The study on Catholic schools, by Swarthmore College researcher Thomas S. Dee, was among 32 projects and studies-in-progress spotlighted during the Oct. 17-18 meeting at Harvard University’s graduate school of education.
Those younger scholars came here to present work on civic education, the academic progress of black boys in small schools, English education in China, and nearly two dozen other topics in the hope of getting feedback and making some connections with the “old walruses” of education research.
‘Agnostic’ on Credit
For his study, Mr. Dee, 35, analyzed data from two nationally representative surveys conducted by the U.S. Department of Education: High School and Beyond and the National Education Longitudinal Study of 1988. While most of the research on the benefits of Catholic schooling focuses on young students, those federal databases track students into adulthood, which gave the Swarthmore economist a chance to determine how Catholic-school alumni behaved years after leaving school.
Mr. Dee found that students who had attended Catholic secondary schools were more likely than their public school counterparts to report that they had registered and voted in local and national elections.
In some cases, he found, the former Catholic-school students were 8 to 12 percentage points more likely than public school graduates to have voted.

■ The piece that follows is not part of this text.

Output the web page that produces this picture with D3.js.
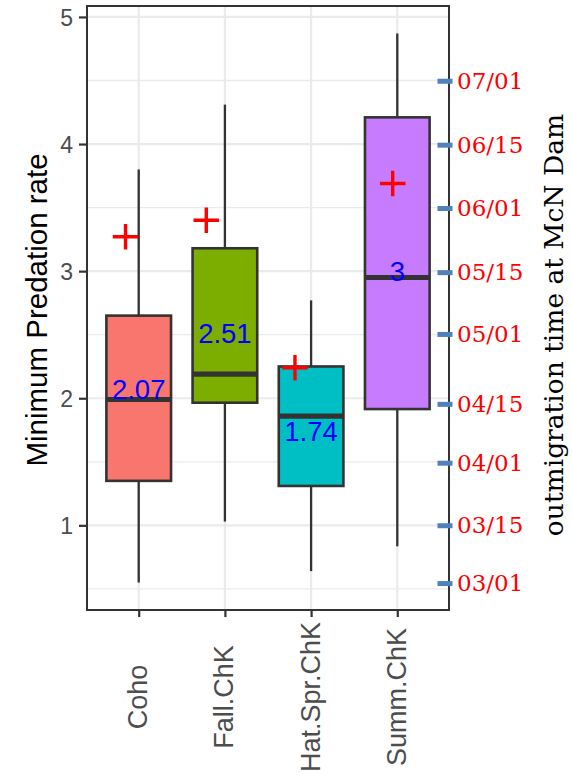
<!DOCTYPE html>
<html>
<head>
<meta charset="utf-8">
<script src="https://cdn.jsdelivr.net/npm/d3@7"></script>
<style>
  html, body { margin: 0; padding: 0; background: #fff; }
  svg { display: block; }
</style>
</head>
<body>
<svg id="chart" width="572" height="775"></svg>
<script>
// ---- data ----
const categories   = ["Coho", "Fall.ChK", "Hat.Spr.ChK", "Summ.ChK"];
const whiskerLow   = [0.55, 1.03, 0.64, 0.835];
const q1           = [1.35, 1.965, 1.31, 1.915];
const median       = [1.99, 2.19, 1.86, 2.95];
const q3           = [2.65, 3.18, 2.25, 4.21];
const whiskerHigh  = [3.80, 4.31, 2.77, 4.87];
const meanLabels   = [2.07, 2.51, 1.74, 3];
const crossValues  = [3.27, 3.40, 2.24, 3.69];
const crossJitter  = [-0.153, -0.216, -0.187, -0.053]; // in category units
const fillColors   = ["#F8766D", "#7CAE00", "#00BFC4", "#C77CFF"];
const yTicks       = [1, 2, 3, 4, 5];
const yMinorTicks  = [0.5, 1.5, 2.5, 3.5, 4.5];
const dateLabels   = ["03/01", "03/15", "04/01", "04/15", "05/01", "05/15", "06/01", "06/15", "07/01"];
const dateValues   = [0.542, 0.997, 1.489, 1.952, 2.502, 2.988, 3.493, 3.991, 4.494];

// ---- layout ----
const panel = { left: 87, right: 449, top: 6, bottom: 610 };
const svg = d3.select("#chart");

const lo = d3.min(whiskerLow), hi = d3.max(whiskerHigh), r = hi - lo;
const y = d3.scaleLinear().domain([lo - 0.05 * r, hi + 0.05 * r]).range([panel.bottom, panel.top]);
const x = d3.scalePoint().domain(categories).range([panel.left, panel.right]).padding(0.6);
const step = x.step();
const boxW = step * 0.75;

const data = categories.map((c, i) => ({
  c, i, lo: whiskerLow[i], q1: q1[i], med: median[i], q3: q3[i], hi: whiskerHigh[i],
  lab: meanLabels[i], cross: crossValues[i], jit: crossJitter[i], fill: fillColors[i]
}));

// gridlines
const grid = svg.append("g");
grid.selectAll(".ymin").data(yMinorTicks).join("line")
  .attr("x1", panel.left).attr("x2", panel.right)
  .attr("y1", d => y(d)).attr("y2", d => y(d))
  .attr("stroke", "#ebebeb").attr("stroke-width", 1.3);
grid.selectAll(".ymaj").data(yTicks).join("line")
  .attr("x1", panel.left).attr("x2", panel.right)
  .attr("y1", d => y(d)).attr("y2", d => y(d))
  .attr("stroke", "#ebebeb").attr("stroke-width", 2.2);
grid.selectAll(".xmaj").data(categories).join("line")
  .attr("x1", d => x(d)).attr("x2", d => x(d))
  .attr("y1", panel.top).attr("y2", panel.bottom)
  .attr("stroke", "#ebebeb").attr("stroke-width", 2.2);

// boxplots
const boxes = svg.append("g").selectAll("g").data(data).join("g");
boxes.append("line")
  .attr("x1", d => x(d.c)).attr("x2", d => x(d.c))
  .attr("y1", d => y(d.hi)).attr("y2", d => y(d.q3))
  .attr("stroke", "#333333").attr("stroke-width", 2.3);
boxes.append("line")
  .attr("x1", d => x(d.c)).attr("x2", d => x(d.c))
  .attr("y1", d => y(d.q1)).attr("y2", d => y(d.lo))
  .attr("stroke", "#333333").attr("stroke-width", 2.3);
boxes.append("rect")
  .attr("x", d => x(d.c) - boxW / 2).attr("width", boxW)
  .attr("y", d => y(d.q3)).attr("height", d => y(d.q1) - y(d.q3))
  .attr("fill", d => d.fill).attr("stroke", "#333333").attr("stroke-width", 2.6);
boxes.append("line")
  .attr("x1", d => x(d.c) - boxW / 2).attr("x2", d => x(d.c) + boxW / 2)
  .attr("y1", d => y(d.med)).attr("y2", d => y(d.med))
  .attr("stroke", "#333333").attr("stroke-width", 5.2);

// cross markers
const crossHalf = 12.8;
boxes.append("path")
  .attr("d", d => {
    const cx = x(d.c) + d.jit * step, cy = y(d.cross);
    return `M${cx - crossHalf},${cy}H${cx + crossHalf}M${cx},${cy - crossHalf}V${cy + crossHalf}`;
  })
  .attr("stroke", "#ff0000").attr("stroke-width", 3.4).attr("fill", "none");

// mean labels
boxes.append("text")
  .attr("x", d => x(d.c)).attr("y", d => y(d.lab)).attr("dy", "0.36em")
  .attr("text-anchor", "middle")
  .attr("font-family", "Liberation Sans, Arial, sans-serif").attr("font-size", 27.5)
  .attr("fill", "#0000ff")
  .text(d => String(d.lab));

// panel border
svg.append("rect")
  .attr("x", panel.left).attr("y", panel.top)
  .attr("width", panel.right - panel.left).attr("height", panel.bottom - panel.top)
  .attr("fill", "none").attr("stroke", "#333333").attr("stroke-width", 2);

// y axis
const yAxis = svg.append("g").attr("transform", `translate(${panel.left},0)`)
  .call(d3.axisLeft(y).tickValues(yTicks).tickSize(8).tickPadding(6).tickFormat(d3.format("d")));
yAxis.select(".domain").remove();
yAxis.selectAll(".tick line").attr("stroke", "#333333").attr("stroke-width", 2.2);
yAxis.selectAll(".tick text")
  .attr("font-family", "Liberation Sans, Arial, sans-serif").attr("font-size", 23)
  .attr("fill", "#4d4d4d").attr("dy", "0.36em");

// x axis
const xAxis = svg.append("g").attr("transform", `translate(0,${panel.bottom})`)
  .call(d3.axisBottom(x).tickSize(7).tickFormat(d => d));
xAxis.select(".domain").remove();
xAxis.selectAll(".tick line").attr("stroke", "#333333").attr("stroke-width", 2.2);
xAxis.selectAll(".tick text")
  .attr("font-family", "Liberation Sans, Arial, sans-serif").attr("font-size", 27)
  .attr("fill", "#4d4d4d")
  .attr("text-anchor", "middle")
  .attr("transform", "translate(8,87) rotate(-90)")
  .attr("x", 0).attr("y", 0).attr("dy", 0);

// right-side date annotations
const dates = svg.append("g");
dates.selectAll("line").data(dateValues).join("line")
  .attr("x1", 437.5).attr("x2", 452.5)
  .attr("y1", d => y(d)).attr("y2", d => y(d))
  .attr("stroke", "#4f81bd").attr("stroke-width", 5);
dates.selectAll("text").data(dateLabels).join("text")
  .attr("x", 457).attr("y", (d, i) => y(dateValues[i])).attr("dy", "0.33em")
  .attr("font-family", "DejaVu Serif, serif").attr("font-size", 23)
  .attr("fill", "#ff0000")
  .text(d => d);

// axis titles
svg.append("text")
  .attr("transform", `translate(47,310) rotate(-90)`)
  .attr("text-anchor", "middle")
  .attr("font-family", "Liberation Sans, Arial, sans-serif").attr("font-size", 29.5)
  .attr("fill", "#000")
  .text("Minimum Predation rate");
svg.append("text")
  .attr("transform", `translate(563,325) rotate(-90)`)
  .attr("text-anchor", "middle")
  .attr("font-family", "DejaVu Serif, serif").attr("font-size", 26.5)
  .attr("fill", "#000")
  .text("outmigration time at McN Dam");
</script>
</body>
</html>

The sizable advantage also held up after the researcher adjusted the numbers to take into account dozens of other possible explanations for the differences, such as parents’ wealth or educational levels, whether the former students attended religious services regularly, and the percentages of voters who turned out at the polls in their communities.
It’s still possible, Mr. Dee cautioned, that his analyses might have missed some explanations that were not measured in the surveys. For that reason, he quipped, researchers should remain “agnostic” in definitively crediting Catholic schools for boosting voter turnouts.

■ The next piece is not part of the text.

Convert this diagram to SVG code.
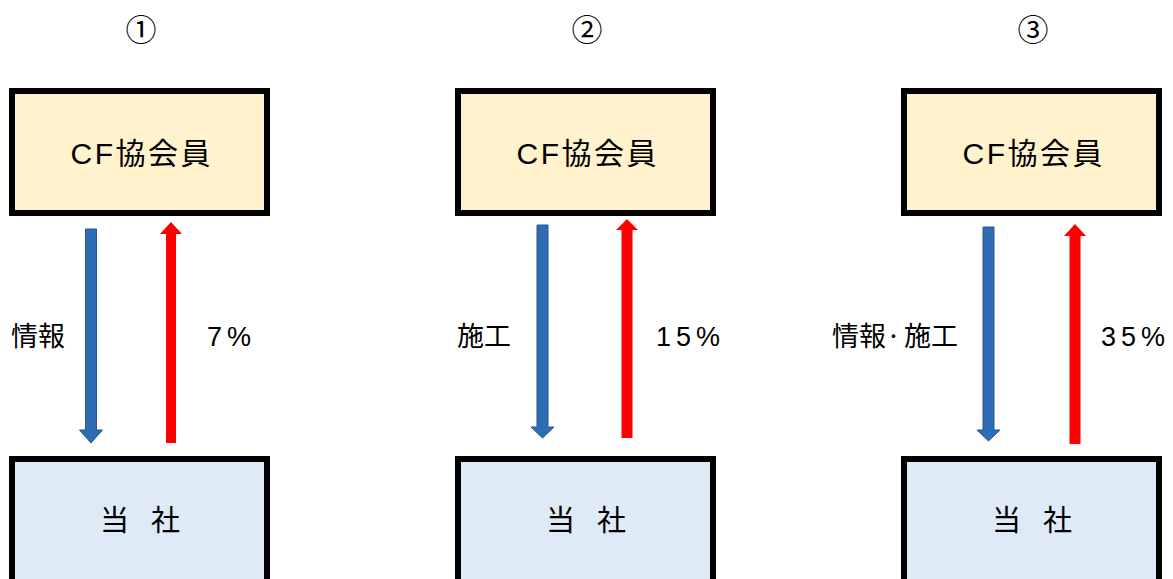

He said the findings were still important, though, because they show that Catholic schools are “not inferior” to public schools at nurturing civic-minded students.

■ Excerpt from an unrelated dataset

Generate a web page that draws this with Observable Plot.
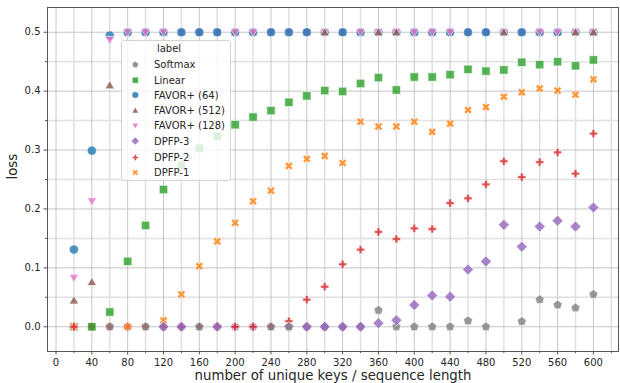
<!DOCTYPE html>
<html><head><meta charset="utf-8">
<script src="https://cdn.jsdelivr.net/npm/d3@7"></script>
<script src="https://cdn.jsdelivr.net/npm/@observablehq/plot@0.6"></script>
<style>
body{margin:0;background:#fff}
#wrap{position:relative;width:620px;height:383px;font-family:"DejaVu Sans",sans-serif}
#legend{position:absolute;left:121px;top:39.5px;width:110px;height:141px;background:rgba(255,255,255,0.8);border:1px solid #d4d4d4;border-radius:3px;box-sizing:border-box}
</style></head>
<body><div id="wrap"><div id="legend"></div></div>
<script>
// ---- data ----
const xs = [20,40,60,80,100,120,140,160,180,200,220,240,260,280,300,320,340,360,380,400,420,440,460,480,500,520,540,560,580,600];
const labels = ["Softmax","Linear","FAVOR+ (64)","FAVOR+ (512)","FAVOR+ (128)","DPFP-3","DPFP-2","DPFP-1"];
const softmax = [0,0,0,0,0,0,0,0,0,0,0,0,0,0,0,0,0,0.028,0,0,0,0,0.01,0,null,0.009,0.046,0.037,0.032,0.055];
const linear = [0,0,0.025,0.111,0.172,0.233,0.274,0.303,0.323,0.343,0.356,0.367,0.381,0.392,0.401,0.3995,0.413,0.423,0.402,0.424,0.424,0.428,0.437,0.434,0.436,0.449,0.445,0.450,0.443,0.453];
const favor64 = [0.131,0.299,0.4945,0.5,0.5,0.5,0.5,0.5,0.5,0.5,0.5,0.5,0.5,0.5,0.5,0.5,0.5,0.5,0.5,0.5,0.5,0.5,0.5,0.5,0.5,0.5,0.5,0.5,0.5,0.5];
const favor512 = [0.0447,0.076,0.41,0.5,0.5,0.5,0.5,0.5,0.5,0.5,0.5,0.5,0.5,0.5,0.5,0.5,0.5,0.5,0.5,0.5,0.5,0.5,0.5,0.5,0.5,0.5,0.5,0.5,0.5,0.5];
const favor128 = [0.083,0.213,0.487,0.5,0.5,0.5,0.5,0.5,0.5,0.5,0.5,0.5,0.5,0.5,0.5,0.5,0.5,0.5,0.5,0.5,0.5,0.5,0.5,0.5,0.5,0.5,0.5,0.5,0.5,0.5];
const dpfp3 = [0,0,0,0,0,0,0,0,0,0,0,0,0,0,0,0,0,0.006,0.011,0.037,0.053,0.051,0.097,0.111,0.173,0.136,0.170,0.180,0.170,0.2025];
const dpfp2 = [0,0,0,0,0,0,0,0,0,0,0,0,0.0095,0.046,0.068,0.106,0.131,0.161,0.149,0.167,0.166,0.21,0.218,0.2416,0.281,0.254,0.2795,0.296,0.26,0.328];
const dpfp1 = [0,0,0,0,0,0.0107,0.055,0.103,0.145,0.1765,0.213,0.231,0.273,0.285,0.290,0.278,0.348,0.340,0.340,0.348,0.331,0.345,0.368,0.373,0.3905,0.398,0.4046,0.401,0.394,0.42];
// which series' marker sits on top where several overlap (label index), per x
const topAtZero = [6,1,0,7,0,5,5,0,5,6,6,0,0,5,5,5,5];              // x = 20..340, loss = 0
const topAtHalf = [4,4,4,2,2,2,4,4,2,2,2,3,2,4,3,3,4,4,4,2,2,3,2,4,4,3,3]; // x = 80..600, loss = 0.5
const xTicks = [0,40,80,120,160,200,240,280,320,360,400,440,480,520,560,600];
const xMinor = [20,60,100,140,180,220,260,300,340,380,420,460,500,540,580,620];
const yTicks = [0.0,0.1,0.2,0.3,0.4,0.5];
const yMinor = [0.05,0.15,0.25,0.35,0.45];
const xLabel = "number of unique keys / sequence length";
const yLabel = "loss";

// ---- symbols ----
function polySym(pts, k) {
  return {draw(ctx) {
    ctx.moveTo(pts[0][0]*k, pts[0][1]*k);
    for (let i = 1; i < pts.length; i++) ctx.lineTo(pts[i][0]*k, pts[i][1]*k);
    ctx.closePath();
  }};
}
function makeSym(kind, k) {
  if (kind === "circle") return {draw(ctx){const r=4.6*k; ctx.moveTo(r,0); ctx.arc(0,0,r,0,2*Math.PI); ctx.closePath();}};
  if (kind === "pentagon") { const R=4.8; return polySym(d3.range(5).map(i=>{const a=(-90+72*i)*Math.PI/180; return [R*Math.cos(a), R*Math.sin(a)];}), k); }
  if (kind === "square") return polySym([[-4.2,-4.2],[4.2,-4.2],[4.2,4.2],[-4.2,4.2]], k);
  if (kind === "triUp") return polySym([[0,-4.6],[4.6,3.5],[-4.6,3.5]], k);
  if (kind === "triDown") return polySym([[0,4.6],[4.6,-3.5],[-4.6,-3.5]], k);
  if (kind === "diamond") return polySym([[0,-5.5],[5.5,0],[0,5.5],[-5.5,0]], k);
  const a=4.1, t=1.4;
  const plus = [[-t,-a],[t,-a],[t,-t],[a,-t],[a,t],[t,t],[t,a],[-t,a],[-t,t],[-a,t],[-a,-t],[-t,-t]];
  if (kind === "plus") return polySym(plus, k);
  const c=Math.SQRT1_2;
  return polySym(plus.map(([x,y])=>[(x-y)*c*1.05,(x+y)*c*1.05]), k); // X
}

const series = [
  {label: labels[0], values: softmax, color: "#7f7f7f", kind: "pentagon"},
  {label: labels[1], values: linear, color: "#2ca02c", kind: "square"},
  {label: labels[2], values: favor64, color: "#1f77b4", kind: "circle"},
  {label: labels[3], values: favor512, color: "#8c564b", kind: "triUp"},
  {label: labels[4], values: favor128, color: "#e377c2", kind: "triDown"},
  {label: labels[5], values: dpfp3, color: "#9467bd", kind: "diamond"},
  {label: labels[6], values: dpfp2, color: "#d62728", kind: "plus"},
  {label: labels[7], values: dpfp1, color: "#ff7f0e", kind: "x"}
];
const drawOrder = [0,1,3,2,4,5,7,6];

function isTop(si, i, v) {
  if (v === 0 && i < topAtZero.length) return topAtZero[i] === si;
  if (v === 0.5 && i >= 3) return topAtHalf[i-3] === si;
  return false;
}
function dotsFor(si, top) {
  const s = series[si];
  const rows = xs.map((x,i)=>({x, y: s.values[i], i})).filter(d=>d.y!=null && isTop(si, d.i, d.y) === top);
  return Plot.dot(rows, {x:"x", y:"y", r:4, symbol: makeSym(s.kind,1), fill: s.color, fillOpacity: 0.8, stroke: "white", strokeWidth: 0.6});
}
const dotMarks = [...drawOrder.map(si => dotsFor(si, false)), ...drawOrder.map(si => dotsFor(si, true))];

const chart = Plot.plot({
  width: 620, height: 383,
  marginLeft: 47, marginRight: 2, marginTop: 7, marginBottom: 32,
  style: {fontFamily: "DejaVu Sans, sans-serif", fontSize: "10px", color: "#262626", background: "white"},
  x: {domain: [-9.5, 628]},
  y: {domain: [-0.042, 0.542]},
  marks: [
    Plot.ruleX(xMinor, {stroke: "#e0e0e0", strokeWidth: 1.5}),
    Plot.ruleY(yMinor, {stroke: "#e0e0e0", strokeWidth: 1.5}),
    Plot.ruleX(xTicks, {stroke: "#c0c0c0", strokeWidth: 0.9}),
    Plot.ruleY(yTicks, {stroke: "#c0c0c0", strokeWidth: 0.9}),
    ...dotMarks,
    Plot.axisX(xMinor, {tickSize: 2, tickFormat: () => "", stroke: "#555", label: null}),
    Plot.axisY(yMinor, {tickSize: 2, tickFormat: () => "", stroke: "#555", label: null}),
    Plot.axisX(xTicks, {tickSize: 3.5, tickPadding: 3.5, stroke: "#555", fill: "#262626", fontSize: 10, label: null}),
    Plot.axisY(yTicks, {tickSize: 3.5, tickPadding: 3.5, stroke: "#555", fill: "#262626", fontSize: 10, tickFormat: d3.format(".1f"), label: null}),
    Plot.frame({stroke: "#555", strokeWidth: 1}),
    Plot.text([xLabel], {text: d=>d, frameAnchor: "bottom", dy: 28, fontSize: 13.3, fill: "#262626"}),
    Plot.text([yLabel], {text: d=>d, frameAnchor: "left", dx: -35, rotate: -90, fontSize: 13.3, fill: "#262626"})
  ]
});
const wrap = document.getElementById("wrap");
wrap.insertBefore(chart, wrap.firstChild);

// ---- legend ----
const lg = d3.select("#legend").append("svg").attr("width",108).attr("height",139)
  .style("font-family","DejaVu Sans, sans-serif").style("font-size","10px");
lg.append("text").attr("x",47).attr("y",7.2).attr("text-anchor","middle").attr("dominant-baseline","central").attr("fill","#262626").text("label");
const rowY = [23.8,39.2,54,69.5,84.8,100,116.5,131.5];
series.forEach((s,i)=>{
  const g = lg.append("g").attr("transform",`translate(13.3,${rowY[i]})`);
  g.append("path").attr("d", d3.symbol(makeSym(s.kind,0.72), 1)()).attr("fill", s.color).attr("fill-opacity",0.85).attr("stroke","white").attr("stroke-width",0.5);
  lg.append("text").attr("x",32).attr("y",rowY[i]).attr("dominant-baseline","central").attr("fill","#262626").text(s.label);
});
</script>
</body></html>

“I still think there’s sort of a maintained assumption in the U.S. that, if anything, private schools should be worse at providing civic benefits,” said Mr. Dee, a product of Catholic schools himself.
He did not know, however, why Catholic schooling seemed to have no effect—and, in some cases, even had a slight negative effect—on students’ propensity to volunteer in adulthood.
A Veteran’s View
Denis C. Phillips, the veteran Stanford University researcher selected to critique Mr. Dee’s study, praised the younger scholar for thoroughly exploring other possible explanations for his results. But he suggested one possibility the economist might have overlooked: Were there election issues in those years that might have drawn more Catholic-school graduates to the polls?
Mr. Phillips was among 40 academy members who came to the meeting. The event also attracted nearly 100 current and former postdoctoral fellows—a group whose work the academy supports with grants from the Chicago-based Spencer Foundation. The foundation also sponsors reporting on education research in Education Week.
In the same session, the group heard from Rob Reich, 34, another Stanford University researcher, who is examining whether private contributions to public schools exacerbate inequalities among schools.
His ongoing project looks in part at the local education funds that sprang up throughout California in the 1990s to supplement budgets at many suburban schools. What he wants to find out is which private contributions are greater—the large foundation grants received by poorer, urban schools or the grants from local education funds that went to wealthier suburban schools.
“I suggest it’s the former but, on a per-pupil basis, it might be the latter,” he said.
Researchers will have to wait until next year’s meeting to find out the answer to that question.